Given task: Return the data exactly, with all pictures removed.

Collected data:
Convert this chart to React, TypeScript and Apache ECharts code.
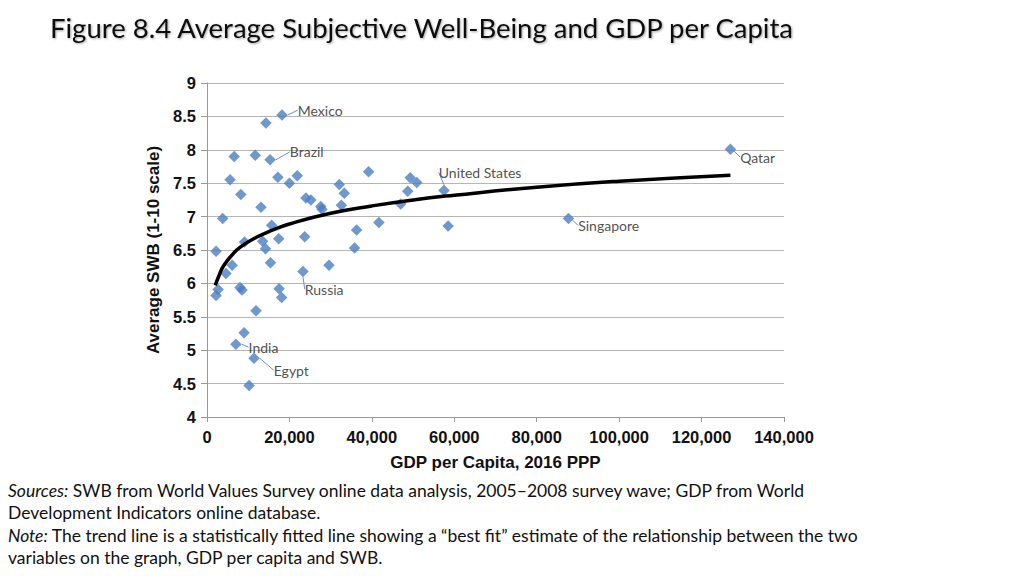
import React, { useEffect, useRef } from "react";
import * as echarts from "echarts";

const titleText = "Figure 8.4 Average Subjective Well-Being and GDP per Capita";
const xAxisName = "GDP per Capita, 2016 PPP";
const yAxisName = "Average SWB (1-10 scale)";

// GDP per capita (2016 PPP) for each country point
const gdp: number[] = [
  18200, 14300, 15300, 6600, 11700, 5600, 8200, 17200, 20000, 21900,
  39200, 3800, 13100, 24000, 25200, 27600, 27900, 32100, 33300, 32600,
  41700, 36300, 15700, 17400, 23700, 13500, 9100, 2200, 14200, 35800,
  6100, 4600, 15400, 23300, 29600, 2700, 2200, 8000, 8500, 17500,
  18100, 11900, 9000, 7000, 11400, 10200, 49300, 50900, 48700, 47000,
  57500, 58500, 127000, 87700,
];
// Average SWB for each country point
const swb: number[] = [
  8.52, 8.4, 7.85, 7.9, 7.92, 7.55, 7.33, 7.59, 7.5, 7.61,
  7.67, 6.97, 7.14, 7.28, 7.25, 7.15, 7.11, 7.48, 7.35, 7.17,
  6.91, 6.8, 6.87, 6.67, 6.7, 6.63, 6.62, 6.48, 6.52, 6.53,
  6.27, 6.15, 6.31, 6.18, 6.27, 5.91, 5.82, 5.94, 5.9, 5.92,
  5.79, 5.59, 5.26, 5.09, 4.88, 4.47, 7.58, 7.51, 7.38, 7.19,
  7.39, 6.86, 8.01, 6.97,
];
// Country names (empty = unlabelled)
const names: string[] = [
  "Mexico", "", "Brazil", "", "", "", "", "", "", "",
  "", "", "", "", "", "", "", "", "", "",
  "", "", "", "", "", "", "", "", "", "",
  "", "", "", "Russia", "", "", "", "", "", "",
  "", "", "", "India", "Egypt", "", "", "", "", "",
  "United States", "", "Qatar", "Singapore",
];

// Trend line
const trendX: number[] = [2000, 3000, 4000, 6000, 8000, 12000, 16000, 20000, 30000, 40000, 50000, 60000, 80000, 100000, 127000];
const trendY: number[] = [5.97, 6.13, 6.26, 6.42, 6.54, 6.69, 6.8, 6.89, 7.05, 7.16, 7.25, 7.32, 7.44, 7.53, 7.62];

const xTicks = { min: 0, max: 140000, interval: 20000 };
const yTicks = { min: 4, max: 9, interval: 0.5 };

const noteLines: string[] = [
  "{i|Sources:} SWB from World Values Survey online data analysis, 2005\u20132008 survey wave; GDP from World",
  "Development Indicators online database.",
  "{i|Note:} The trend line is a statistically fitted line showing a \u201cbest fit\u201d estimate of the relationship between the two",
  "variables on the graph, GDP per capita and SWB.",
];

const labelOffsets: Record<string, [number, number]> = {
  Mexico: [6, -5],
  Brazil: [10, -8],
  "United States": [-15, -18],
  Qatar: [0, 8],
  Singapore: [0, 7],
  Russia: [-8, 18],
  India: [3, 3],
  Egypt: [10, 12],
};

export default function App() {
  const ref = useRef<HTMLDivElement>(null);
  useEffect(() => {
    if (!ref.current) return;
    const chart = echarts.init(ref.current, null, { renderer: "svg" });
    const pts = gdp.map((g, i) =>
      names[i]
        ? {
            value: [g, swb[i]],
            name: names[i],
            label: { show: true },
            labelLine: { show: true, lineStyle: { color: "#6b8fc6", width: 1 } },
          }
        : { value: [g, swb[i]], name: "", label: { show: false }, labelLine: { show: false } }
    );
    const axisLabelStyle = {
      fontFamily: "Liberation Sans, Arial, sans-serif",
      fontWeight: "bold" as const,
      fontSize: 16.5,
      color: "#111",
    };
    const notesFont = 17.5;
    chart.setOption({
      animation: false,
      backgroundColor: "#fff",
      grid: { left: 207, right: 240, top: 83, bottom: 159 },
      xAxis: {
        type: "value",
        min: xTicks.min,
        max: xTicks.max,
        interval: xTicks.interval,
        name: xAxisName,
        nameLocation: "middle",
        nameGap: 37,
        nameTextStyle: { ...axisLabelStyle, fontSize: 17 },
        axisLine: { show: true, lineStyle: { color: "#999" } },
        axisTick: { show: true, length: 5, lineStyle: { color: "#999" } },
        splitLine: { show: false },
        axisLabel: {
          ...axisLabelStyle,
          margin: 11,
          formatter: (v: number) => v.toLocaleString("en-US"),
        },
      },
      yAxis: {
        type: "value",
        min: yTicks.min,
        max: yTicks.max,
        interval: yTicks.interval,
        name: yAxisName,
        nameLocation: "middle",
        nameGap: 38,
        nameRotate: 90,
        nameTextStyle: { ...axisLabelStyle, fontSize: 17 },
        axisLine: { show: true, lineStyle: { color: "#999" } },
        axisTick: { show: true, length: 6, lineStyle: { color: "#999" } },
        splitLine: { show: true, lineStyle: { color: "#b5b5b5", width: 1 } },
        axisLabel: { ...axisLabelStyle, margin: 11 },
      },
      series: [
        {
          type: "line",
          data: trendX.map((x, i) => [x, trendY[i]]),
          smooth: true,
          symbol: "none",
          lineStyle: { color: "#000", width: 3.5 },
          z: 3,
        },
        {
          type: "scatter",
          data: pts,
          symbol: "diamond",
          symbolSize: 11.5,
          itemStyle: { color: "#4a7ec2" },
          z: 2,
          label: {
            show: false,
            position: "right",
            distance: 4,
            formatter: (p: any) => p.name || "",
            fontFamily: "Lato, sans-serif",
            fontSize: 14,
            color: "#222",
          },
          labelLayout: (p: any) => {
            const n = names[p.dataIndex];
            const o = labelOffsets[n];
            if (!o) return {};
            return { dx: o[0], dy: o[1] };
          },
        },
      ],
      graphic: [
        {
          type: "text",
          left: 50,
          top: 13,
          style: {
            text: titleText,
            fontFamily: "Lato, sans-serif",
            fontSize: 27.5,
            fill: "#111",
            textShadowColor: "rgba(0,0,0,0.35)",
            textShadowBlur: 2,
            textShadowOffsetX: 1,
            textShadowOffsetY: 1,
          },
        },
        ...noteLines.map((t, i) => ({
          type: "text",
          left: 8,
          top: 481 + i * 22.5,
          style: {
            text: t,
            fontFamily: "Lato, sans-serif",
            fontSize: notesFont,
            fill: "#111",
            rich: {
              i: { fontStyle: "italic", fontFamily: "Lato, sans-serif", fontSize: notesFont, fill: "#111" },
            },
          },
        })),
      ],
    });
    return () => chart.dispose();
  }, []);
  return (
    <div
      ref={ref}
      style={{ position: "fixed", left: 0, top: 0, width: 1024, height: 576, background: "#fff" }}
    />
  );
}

Solution to the problem:
Convert this chart to React, TypeScript and Apache ECharts code.
import React, { useEffect, useRef } from "react";
import * as echarts from "echarts";

const titleText = "Figure 8.4 Average Subjective Well-Being and GDP per Capita";
const xAxisName = "GDP per Capita, 2016 PPP";
const yAxisName = "Average SWB (1-10 scale)";

// GDP per capita (2016 PPP) for each country point
const gdp: number[] = [
  18200, 14300, 15300, 6600, 11700, 5600, 8200, 17200, 20000, 21900,
  39200, 3800, 13100, 24000, 25200, 27600, 27900, 32100, 33300, 32600,
  41700, 36300, 15700, 17400, 23700, 13500, 9100, 2200, 14200, 35800,
  6100, 4600, 15400, 23300, 29600, 2700, 2200, 8000, 8500, 17500,
  18100, 11900, 9000, 7000, 11400, 10200, 49300, 50900, 48700, 47000,
  57500, 58500, 127000, 87700,
];
// Average SWB for each country point
const swb: number[] = [
  8.52, 8.4, 7.85, 7.9, 7.92, 7.55, 7.33, 7.59, 7.5, 7.61,
  7.67, 6.97, 7.14, 7.28, 7.25, 7.15, 7.11, 7.48, 7.35, 7.17,
  6.91, 6.8, 6.87, 6.67, 6.7, 6.63, 6.62, 6.48, 6.52, 6.53,
  6.27, 6.15, 6.31, 6.18, 6.27, 5.91, 5.82, 5.94, 5.9, 5.92,
  5.79, 5.59, 5.26, 5.09, 4.88, 4.47, 7.58, 7.51, 7.38, 7.19,
  7.39, 6.86, 8.01, 6.97,
];
// Country names (empty = unlabelled)
const names: string[] = [
  "Mexico", "", "Brazil", "", "", "", "", "", "", "",
  "", "", "", "", "", "", "", "", "", "",
  "", "", "", "", "", "", "", "", "", "",
  "", "", "", "Russia", "", "", "", "", "", "",
  "", "", "", "India", "Egypt", "", "", "", "", "",
  "United States", "", "Qatar", "Singapore",
];

// Trend line
const trendX: number[] = [2000, 3000, 4000, 6000, 8000, 12000, 16000, 20000, 30000, 40000, 50000, 60000, 80000, 100000, 127000];
const trendY: number[] = [5.97, 6.13, 6.26, 6.42, 6.54, 6.69, 6.8, 6.89, 7.05, 7.16, 7.25, 7.32, 7.44, 7.53, 7.62];

const xTicks = { min: 0, max: 140000, interval: 20000 };
const yTicks = { min: 4, max: 9, interval: 0.5 };

const noteLines: string[] = [
  "{i|Sources:} SWB from World Values Survey online data analysis, 2005\u20132008 survey wave; GDP from World",
  "Development Indicators online database.",
  "{i|Note:} The trend line is a statistically fitted line showing a \u201cbest fit\u201d estimate of the relationship between the two",
  "variables on the graph, GDP per capita and SWB.",
];

const labelOffsets: Record<string, [number, number]> = {
  Mexico: [6, -5],
  Brazil: [10, -8],
  "United States": [-15, -18],
  Qatar: [0, 8],
  Singapore: [0, 7],
  Russia: [-8, 18],
  India: [3, 3],
  Egypt: [10, 12],
};

export default function App() {
  const ref = useRef<HTMLDivElement>(null);
  useEffect(() => {
    if (!ref.current) return;
    const chart = echarts.init(ref.current, null, { renderer: "svg" });
    const pts = gdp.map((g, i) =>
      names[i]
        ? {
            value: [g, swb[i]],
            name: names[i],
            label: { show: true },
            labelLine: { show: true, lineStyle: { color: "#6b8fc6", width: 1 } },
          }
        : { value: [g, swb[i]], name: "", label: { show: false }, labelLine: { show: false } }
    );
    const axisLabelStyle = {
      fontFamily: "Liberation Sans, Arial, sans-serif",
      fontWeight: "bold" as const,
      fontSize: 16.5,
      color: "#111",
    };
    const notesFont = 17.5;
    chart.setOption({
      animation: false,
      backgroundColor: "#fff",
      grid: { left: 207, right: 240, top: 83, bottom: 159 },
      xAxis: {
        type: "value",
        min: xTicks.min,
        max: xTicks.max,
        interval: xTicks.interval,
        name: xAxisName,
        nameLocation: "middle",
        nameGap: 37,
        nameTextStyle: { ...axisLabelStyle, fontSize: 17 },
        axisLine: { show: true, lineStyle: { color: "#999" } },
        axisTick: { show: true, length: 5, lineStyle: { color: "#999" } },
        splitLine: { show: false },
        axisLabel: {
          ...axisLabelStyle,
          margin: 11,
          formatter: (v: number) => v.toLocaleString("en-US"),
        },
      },
      yAxis: {
        type: "value",
        min: yTicks.min,
        max: yTicks.max,
        interval: yTicks.interval,
        name: yAxisName,
        nameLocation: "middle",
        nameGap: 38,
        nameRotate: 90,
        nameTextStyle: { ...axisLabelStyle, fontSize: 17 },
        axisLine: { show: true, lineStyle: { color: "#999" } },
        axisTick: { show: true, length: 6, lineStyle: { color: "#999" } },
        splitLine: { show: true, lineStyle: { color: "#b5b5b5", width: 1 } },
        axisLabel: { ...axisLabelStyle, margin: 11 },
      },
      series: [
        {
          type: "line",
          data: trendX.map((x, i) => [x, trendY[i]]),
          smooth: true,
          symbol: "none",
          lineStyle: { color: "#000", width: 3.5 },
          z: 3,
        },
        {
          type: "scatter",
          data: pts,
          symbol: "diamond",
          symbolSize: 11.5,
          itemStyle: { color: "#4a7ec2" },
          z: 2,
          label: {
            show: false,
            position: "right",
            distance: 4,
            formatter: (p: any) => p.name || "",
            fontFamily: "Lato, sans-serif",
            fontSize: 14,
            color: "#222",
          },
          labelLayout: (p: any) => {
            const n = names[p.dataIndex];
            const o = labelOffsets[n];
            if (!o) return {};
            return { dx: o[0], dy: o[1] };
          },
        },
      ],
      graphic: [
        {
          type: "text",
          left: 50,
          top: 13,
          style: {
            text: titleText,
            fontFamily: "Lato, sans-serif",
            fontSize: 27.5,
            fill: "#111",
            textShadowColor: "rgba(0,0,0,0.35)",
            textShadowBlur: 2,
            textShadowOffsetX: 1,
            textShadowOffsetY: 1,
          },
        },
        ...noteLines.map((t, i) => ({
          type: "text",
          left: 8,
          top: 481 + i * 22.5,
          style: {
            text: t,
            fontFamily: "Lato, sans-serif",
            fontSize: notesFont,
            fill: "#111",
            rich: {
              i: { fontStyle: "italic", fontFamily: "Lato, sans-serif", fontSize: notesFont, fill: "#111" },
            },
          },
        })),
      ],
    });
    return () => chart.dispose();
  }, []);
  return (
    <div
      ref={ref}
      style={{ position: "fixed", left: 0, top: 0, width: 1024, height: 576, background: "#fff" }}
    />
  );
}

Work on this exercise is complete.